Voice is one of things I'm having trouble with. Trying to be as honest as possible with my characters, sometimes they all come out sounding like me. (I'm shuddering at the thought of a world of Charlie's) That doesn't work. It's hard for me to get in the head of a girl from the future who's struggling with knowing the world is ending but has fallen in love with someone from the past that cannot leave. I just try to break it down to some raw emotions and write about what I would do, say and act.

Naturally, I can't say it works for me until people tell me they love what I have written.

Charlie said...

Obviously, I'm having trouble with grammer too. :)

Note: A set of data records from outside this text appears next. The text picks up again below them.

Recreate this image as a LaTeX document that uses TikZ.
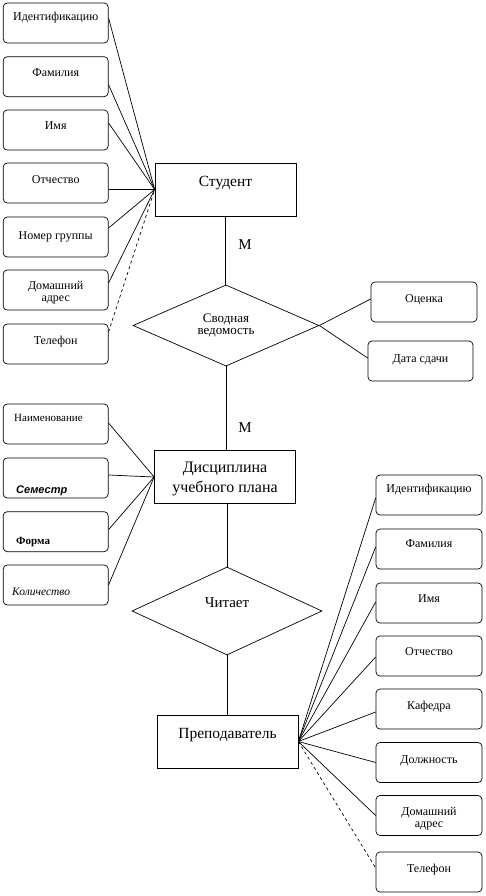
\documentclass[tikz,border=0pt]{standalone}
\usepackage{fontspec}
\setmainfont{Liberation Serif}
\newfontfamily\sansf{Liberation Sans}
\usetikzlibrary{shapes.geometric,calc}
\begin{document}
\begin{tikzpicture}[x=1pt,y=-1pt,
  every path/.style={line width=0.7pt},
  attr/.style={draw, rounded corners=4pt, minimum width=105pt, inner sep=0pt,
    font=\fontsize{12}{12}\selectfont, text height=#1, text depth=40pt-#1},
  attr/.default=19pt,
  ent/.style={draw, minimum width=141pt, inner sep=0pt,
    font=\fontsize{15.5}{20}\selectfont, text height=#1, text depth=53pt-#1},
  rel/.style={draw, diamond, inner sep=0pt},
  mlab/.style={inner sep=0pt, font=\fontsize{15}{15}\selectfont},
  lnk/.style={draw},
  dlnk/.style={draw, dash pattern=on 3pt off 3pt}]
\useasboundingbox (0,0) rectangle (485,896);

% Student attributes
\node[attr=18pt] (s1) at (55.7,23) {Идентификацию};
\node[attr=19.5pt] (s2) at (55.7,76.7) {Фамилия};
\node[attr=20pt] (s3) at (55.7,130) {Имя};
\node[attr=21pt] (s4) at (55.7,183) {Отчество};
\node[attr=22pt] (s5) at (55.7,237) {Номер группы};
\node[attr=19pt] (s6) at (55.7,290) {\begin{tabular}[t]{@{}c@{}}Домашний\\адрес\end{tabular}};
\node[attr=20pt] (s7) at (55.7,344) {Телефон};

\node[ent=23pt] (stud) at (225.5,189.5) {Студент};

\foreach \n/\s in {s1/5, s2/-8, s3/7, s4/-6.5, s5/9, s6/7}
  \draw[lnk] ([yshift=\s pt]\n.east) -- (stud.west);
\draw[dlnk] ([yshift=12pt]s7.east) -- (stud.west);

% Svodnaya vedomost
\node[rel, minimum width=186pt, minimum height=80pt] (d1) at (226,325.5)
  {\begin{tabular}{@{}c@{}}\fontsize{13}{16}\selectfont Сводная\\\fontsize{13}{16}\selectfont ведомость\end{tabular}};
\node[attr=20pt, minimum width=106pt] (oc) at (424,302) {Оценка};
\node[attr=21pt] (ds) at (420.5,361) {Дата сдачи};
\draw[lnk] (stud.south) -- (stud.south |- d1.north);
\draw[lnk] ([yshift=3pt]oc.west) -- (d1.east);
\draw[lnk] ([yshift=3pt]ds.west) -- (d1.east);
\node[mlab] (m1) at (245,245) {М};

% Discipline
\node[ent=22pt] (disc) at (225,477)
  {\fontsize{16}{20}\selectfont\begin{tabular}[t]{@{}c@{}}Дисциплина\\учебного плана\end{tabular}};
\draw[lnk] (d1.south) -- (d1.south |- disc.north);
\node[mlab] (m2) at (245,428) {М};

\node[attr=17pt] (n1) at (55.7,424)
  {\makebox[105pt][l]{\hspace{11pt}\fontsize{11}{11}\selectfont Наименование}};
\node[attr=35pt] (n2) at (55.7,478)
  {\makebox[105pt][l]{\hspace{13pt}\sansf\bfseries\itshape\fontsize{11}{11}\selectfont Семестр}};
\node[attr=33pt] (n3) at (55.7,531.7)
  {\makebox[105pt][l]{\hspace{13pt}\bfseries\fontsize{11}{11}\selectfont Форма}};
\node[attr=30pt] (n4) at (55.7,585)
  {\makebox[105pt][l]{\hspace{9pt}\itshape\fontsize{11.5}{11.5}\selectfont Количество}};
\foreach \n/\s in {n1/1, n2/3, n3/2, n4/0}
  \draw[lnk] ([yshift=\s pt]\n.east) -- (disc.west);

% Chitaet
\node[rel, minimum width=190pt, minimum height=88pt] (d2) at (227,611)
  {\raisebox{4pt}[0pt][0pt]{\fontsize{15}{15}\selectfont Читает}};
\draw[lnk] (disc.south -| d2.north) -- (d2.north);

% Teacher
\node[ent=23pt] (prep) at (227.5,741.5) {Преподаватель};
\draw[lnk] (d2.south) -- (d2.south |- prep.north);

\node[attr=17pt, minimum width=106pt] (t1) at (429,495) {Идентификацию};
\node[attr=18pt, minimum width=106pt] (t2) at (429,549) {Фамилия};
\node[attr=19pt, minimum width=106pt] (t3) at (429,603) {Имя};
\node[attr=19pt, minimum width=106pt] (t4) at (429,656) {Отчество};
\node[attr=20pt, minimum width=106pt] (t5) at (429,709) {Кафедра};
\node[attr=20.5pt, minimum width=106pt] (t6) at (429,762.5) {Должность};
\node[attr=20pt, minimum width=106pt] (t7) at (429,815.5) {\begin{tabular}[t]{@{}c@{}}Домашний\\адрес\end{tabular}};
\node[attr=20pt, minimum width=106pt] (t8) at (429,872) {Телефон};

\foreach \n/\s in {t1/-3, t2/2, t3/1, t4/-1, t5/-3, t6/0, t7/0}
  \draw[lnk] (prep.east) -- ([yshift=\s pt]\n.west);
\draw[dlnk] (prep.east) -- ([yshift=4pt]t8.west);
\end{tikzpicture}
\end{document}
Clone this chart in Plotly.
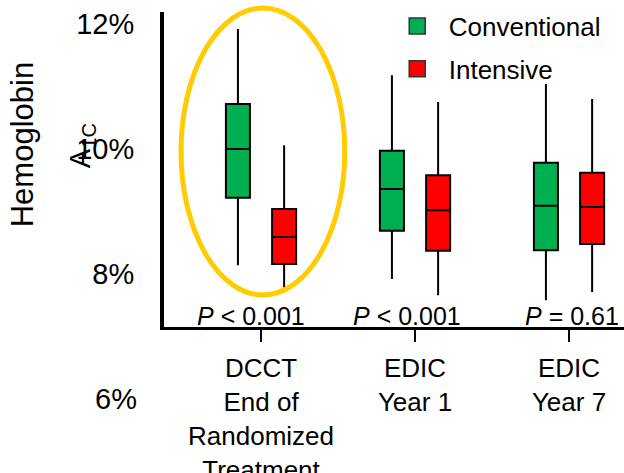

Karen Amanda Hooper said...

Patti gave good advice :) The only thing I feel solid in with my writing is knowing my characters. I meet a new person in real life and I know which of my characters would like or dislike the person. I know what songs they'd turn off, which ones they'd sing along too. Who would loves todays weather and who would bitch about it. I hope that comes through in my writing cuz they are all so different, yet great.
Doing them justice in printed words is the hard part. I'm still a work in progress therefore so are my characters. As we all are. Which is what makes the journey so much fun (and trying).

Diana said...

Hi, Tess. I'm coming to this a little late, but here's a little analysis I wrote at the end of the voice workshop I took at Boyd's Mills. It's sort of a summation of everything I learned:
It's tug-at-your-heart words. Deep, emotional, getting to the core words. Sometimes stand alone. Sometimes repeated in different ways, always getting closer and closer to the truth.
VOICE is a zeroing in. A closer look. Noticing the details. Writing the feelings.
VOICE sings. Has rhythm. Has fun with words.
VOICE makes you see and hear and smell and feel. Sometimes in stucatto.
VOICE is the texture of your story. The tone of your words.
VOICE is revealed through metaphor and simile - the ones you choose, the way you see.
VOICE is the way YOU illuminate the ordinary.

Crystal said...

Love this post, Tess! Sorry I missed it. Yes, voice IS very hard to pin down. The only way I can get the voice of my characters is to really envision myself as being that character. And for me, male voices are much harder to pin down.

And I am taking Patti Gauch's advice to heart . . . that's so true . . . it's all in the words that we choose.

Diana's summary is great . . . yes, I think voice is all of that, too.